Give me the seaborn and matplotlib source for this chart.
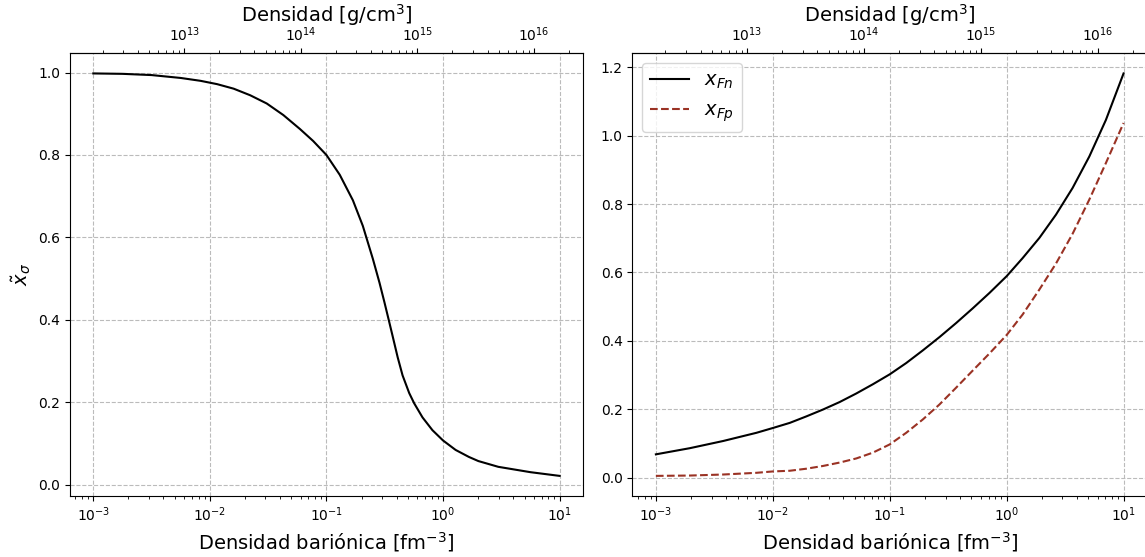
import numpy as np
import pandas as pd
import matplotlib
matplotlib.use("Agg")
import matplotlib.pyplot as plt
from matplotlib.ticker import LogLocator, NullFormatter
import seaborn as sns

# log10 de la densidad barionica [fm^-3] y fraccion x_sigma (panel izquierdo)
lognb_sigma = [-3.0, -2.75, -2.5, -2.25, -2.079, -1.938, -1.796, -1.654, -1.512,
               -1.370, -1.227, -1.114, -1.0, -0.886, -0.773, -0.688, -0.602,
               -0.545, -0.503, -0.466, -0.432, -0.389, -0.347, -0.290, -0.247,
               -0.176, -0.091, 0.0, 0.108, 0.222, 0.303, 0.474, 0.75, 1.0]
x_sigma = [0.998, 0.997, 0.994, 0.987, 0.980, 0.972, 0.961, 0.945, 0.925,
           0.897, 0.863, 0.834, 0.800, 0.752, 0.690, 0.628, 0.548,
           0.490, 0.443, 0.400, 0.360, 0.309, 0.265, 0.222, 0.197,
           0.163, 0.132, 0.107, 0.084, 0.067, 0.057, 0.043, 0.030, 0.021]

# momentos de Fermi adimensionales (panel derecho)
lognb_fermi = [-3.0, -2.71, -2.425, -2.14, -2.0, -1.855, -1.713, -1.571, -1.428,
               -1.286, -1.144, -1.0, -0.859, -0.717, -0.574, -0.432, -0.290,
               -0.147, 0.0, 0.137, 0.280, 0.422, 0.564, 0.707, 0.849, 1.0]
x_Fn = [0.068, 0.086, 0.107, 0.131, 0.145, 0.160, 0.179, 0.199, 0.221,
        0.246, 0.273, 0.302, 0.335, 0.372, 0.411, 0.452, 0.495,
        0.540, 0.589, 0.642, 0.701, 0.769, 0.847, 0.939, 1.046, 1.182]
x_Fp = [0.005, 0.006, 0.009, 0.014, 0.018, 0.020, 0.026, 0.034, 0.044,
        0.056, 0.073, 0.097, 0.131, 0.170, 0.214, 0.263, 0.313,
        0.363, 0.417, 0.477, 0.550, 0.626, 0.713, 0.813, 0.920, 1.037]

# conversion fm^-3 -> g/cm^3
conv = 1.66e15

plt.rcParams['font.family'] = ['DejaVu Sans']

fig = plt.figure(figsize=(11.45, 5.57), dpi=100)
ax1 = fig.add_axes([0.0611, 0.1095, 0.448, 0.7948])
ax2 = fig.add_axes([0.5524, 0.1095, 0.4493, 0.7948])

df1 = pd.DataFrame({'nb': 10.0 ** np.array(lognb_sigma), 'x': x_sigma})
sns.lineplot(data=df1, x='nb', y='x', ax=ax1, color='black', linewidth=1.5)
ax1.set_ylabel(r'$\tilde{x}_\sigma$', fontsize=14)

nb_f = 10.0 ** np.array(lognb_fermi)
df2 = pd.DataFrame({'nb': nb_f, 'n': x_Fn, 'p': x_Fp})
sns.lineplot(data=df2, x='nb', y='n', ax=ax2, color='black', linewidth=1.5,
             label=r'$x_{Fn}$')
sns.lineplot(data=df2, x='nb', y='p', ax=ax2, color='#9a3224', linewidth=1.5,
             linestyle='--', label=r'$x_{Fp}$')
ax2.set_ylabel('')
ax2.legend(loc='upper left', fontsize=14)

for ax in (ax1, ax2):
    ax.set_xscale('log')
    ax.set_xlabel('Densidad bariónica [fm$^{-3}$]', fontsize=14)
    ax.xaxis.set_minor_locator(LogLocator(base=10, subs=np.arange(2, 10), numticks=100))
    ax.xaxis.set_minor_formatter(NullFormatter())
    ax.grid(True, which='major', linestyle='--', color='#bbbbbb', linewidth=0.8)
    ax.tick_params(labelsize=10)
    sec = ax.secondary_xaxis('top', functions=(lambda n: n * conv, lambda r: r / conv))
    sec.xaxis.set_minor_locator(LogLocator(base=10, subs=np.arange(2, 10), numticks=100))
    sec.xaxis.set_minor_formatter(NullFormatter())
    sec.set_xlabel('Densidad [g/cm$^3$]', fontsize=14, labelpad=2)
    sec.tick_params(labelsize=10)

plt.savefig('out.png', dpi=100)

****************************************

BRIEF. Extract all the data above exactly, excluding every picture.

PROBLEM SOLUTION.
Give me the seaborn and matplotlib source for this chart.
import numpy as np
import pandas as pd
import matplotlib
matplotlib.use("Agg")
import matplotlib.pyplot as plt
from matplotlib.ticker import LogLocator, NullFormatter
import seaborn as sns

# log10 de la densidad barionica [fm^-3] y fraccion x_sigma (panel izquierdo)
lognb_sigma = [-3.0, -2.75, -2.5, -2.25, -2.079, -1.938, -1.796, -1.654, -1.512,
               -1.370, -1.227, -1.114, -1.0, -0.886, -0.773, -0.688, -0.602,
               -0.545, -0.503, -0.466, -0.432, -0.389, -0.347, -0.290, -0.247,
               -0.176, -0.091, 0.0, 0.108, 0.222, 0.303, 0.474, 0.75, 1.0]
x_sigma = [0.998, 0.997, 0.994, 0.987, 0.980, 0.972, 0.961, 0.945, 0.925,
           0.897, 0.863, 0.834, 0.800, 0.752, 0.690, 0.628, 0.548,
           0.490, 0.443, 0.400, 0.360, 0.309, 0.265, 0.222, 0.197,
           0.163, 0.132, 0.107, 0.084, 0.067, 0.057, 0.043, 0.030, 0.021]

# momentos de Fermi adimensionales (panel derecho)
lognb_fermi = [-3.0, -2.71, -2.425, -2.14, -2.0, -1.855, -1.713, -1.571, -1.428,
               -1.286, -1.144, -1.0, -0.859, -0.717, -0.574, -0.432, -0.290,
               -0.147, 0.0, 0.137, 0.280, 0.422, 0.564, 0.707, 0.849, 1.0]
x_Fn = [0.068, 0.086, 0.107, 0.131, 0.145, 0.160, 0.179, 0.199, 0.221,
        0.246, 0.273, 0.302, 0.335, 0.372, 0.411, 0.452, 0.495,
        0.540, 0.589, 0.642, 0.701, 0.769, 0.847, 0.939, 1.046, 1.182]
x_Fp = [0.005, 0.006, 0.009, 0.014, 0.018, 0.020, 0.026, 0.034, 0.044,
        0.056, 0.073, 0.097, 0.131, 0.170, 0.214, 0.263, 0.313,
        0.363, 0.417, 0.477, 0.550, 0.626, 0.713, 0.813, 0.920, 1.037]

# conversion fm^-3 -> g/cm^3
conv = 1.66e15

plt.rcParams['font.family'] = ['DejaVu Sans']

fig = plt.figure(figsize=(11.45, 5.57), dpi=100)
ax1 = fig.add_axes([0.0611, 0.1095, 0.448, 0.7948])
ax2 = fig.add_axes([0.5524, 0.1095, 0.4493, 0.7948])

df1 = pd.DataFrame({'nb': 10.0 ** np.array(lognb_sigma), 'x': x_sigma})
sns.lineplot(data=df1, x='nb', y='x', ax=ax1, color='black', linewidth=1.5)
ax1.set_ylabel(r'$\tilde{x}_\sigma$', fontsize=14)

nb_f = 10.0 ** np.array(lognb_fermi)
df2 = pd.DataFrame({'nb': nb_f, 'n': x_Fn, 'p': x_Fp})
sns.lineplot(data=df2, x='nb', y='n', ax=ax2, color='black', linewidth=1.5,
             label=r'$x_{Fn}$')
sns.lineplot(data=df2, x='nb', y='p', ax=ax2, color='#9a3224', linewidth=1.5,
             linestyle='--', label=r'$x_{Fp}$')
ax2.set_ylabel('')
ax2.legend(loc='upper left', fontsize=14)

for ax in (ax1, ax2):
    ax.set_xscale('log')
    ax.set_xlabel('Densidad bariónica [fm$^{-3}$]', fontsize=14)
    ax.xaxis.set_minor_locator(LogLocator(base=10, subs=np.arange(2, 10), numticks=100))
    ax.xaxis.set_minor_formatter(NullFormatter())
    ax.grid(True, which='major', linestyle='--', color='#bbbbbb', linewidth=0.8)
    ax.tick_params(labelsize=10)
    sec = ax.secondary_xaxis('top', functions=(lambda n: n * conv, lambda r: r / conv))
    sec.xaxis.set_minor_locator(LogLocator(base=10, subs=np.arange(2, 10), numticks=100))
    sec.xaxis.set_minor_formatter(NullFormatter())
    sec.set_xlabel('Densidad [g/cm$^3$]', fontsize=14, labelpad=2)
    sec.tick_params(labelsize=10)

plt.savefig('out.png', dpi=100)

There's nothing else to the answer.